Hollywood. The name instantly conjures up images in the mind…of make believe and fantasy and home to an industry of creating something from nothing. To paraphrase author William Goldman then it is a place where ‘nobody knows anything’ but in the one small sphere of movie-making vintage motorcycle restoration business Glory Motor Works have carved a small niche were specialist knowledge and application have seen them become a calling card for some major motion pictures over the last ten years.

On the other side of the hill that houses the famous sign, Glendale is home to a modest but immaculately laid out workspace. Glory Motor Works orientate their base of operations from here where the small crew – headed by owner Justin Kell – balance movie bike fabrication and on-set operations, British bike restoration, and prop hire under cloaked walls of cool modern art motorcycling design and prints. An authentic edge is added by the presence of British tea bags in the small kitchen area and we find UK native Andy Holmes tinkering on a Norton (confusingly with a BMW GS on the adjacent workbench) as wooden crates containing the prototype electric Harleys that the company re-worked for the first Captain America production take up a lot of space in the central display area away from the tools.

Kell’s office is a den of memorabilia, posters, retro gear, posts-its, receipts and the odd concept drawing here or there. Hollywood might be a place where people’s knowledge comes into question but the power of its network is a vibrant as the lights that punctuate the snaking Sunset Boulevard at night. Ever since Glory provided ‘The Curious case of Benjamin Button’ with an Indian Chief and a 650cc Triumph T110 for Brad Pitt’s capable throttle hand they have supplemented their British bike work with copious movie appearances, featuring in films like: Indiana Jones and the Kingdom of the Crystal Skull (2008), Hell Ride (2008), Star Trek (2009), G.I. Joe: Rise of Cobra (2009), Girl with the Dragon Tattoo (2011), The Master (2013), Gangster Squad (2013), G.I. Joe – Retaliation (2013), Oblivion (2013), Captain America: The Winter Soldier (2014).

Kell is an engaging host. The cups of tea flow, as we want to find out more about how they got into the silver screen business, what they do and what it is like trying to stay well placed in a notoriously fickle industry. Then Holmes, originally from Darlington but now an LA Downtown resident, is more than happy to chat about his work with Triumphs, Nortons and other rarities that form part of the Californian fashion fabric when it comes motorcycles and sheer variety of machines on the roads (admittedly bolstered and assisted by the weather).

Justin, what is the juice of the job for you? Movies, being an entrepreneur or working on the bikes?

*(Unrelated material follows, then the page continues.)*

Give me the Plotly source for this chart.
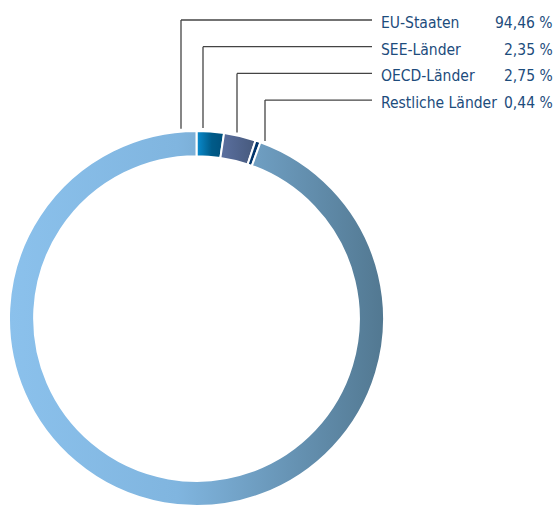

If it were one singular thing of what you have said then I don’t think any could work. I do a lot of different things – even though they are interrelated – but it all stems from my passion for vintage motorcycles. It was this that started my business and every facet of it. From 1999 when my wife and I opened what-was-supposed-to-be an antique shop with weird high-end antiques and bikes were part of that, the business has morphed into different places. It has all stayed in that realm. What we do in the film industry didn’t really exist before we started doing it. I didn’t have the intention to create my own job in the industry, it just kind of happened. One of our first shops is pretty visible – its on Hollywood Boulevard and as people in film saw it driving past and going to work – we became more and more of a go-to place if you were doing a production and you wanted some vintage motorcycle stuff. Unlike the normal avenues of getting vehicles and picture cars we were actually experts in the field. We could do a historically accurate bike for a period film and it would be exactly how it was supposed to be. Luckily for us the film industry has also evolved immensely in the last ten years toward quality vehicles, sets and props. C&C, digital scanning and computer graphics and all the advancements in other areas means a crappy movie car is not good enough any more. We were expected to – and we actually do – operate at a higher production standard compared to others and it is a challenge. It means you have to stay on your toes.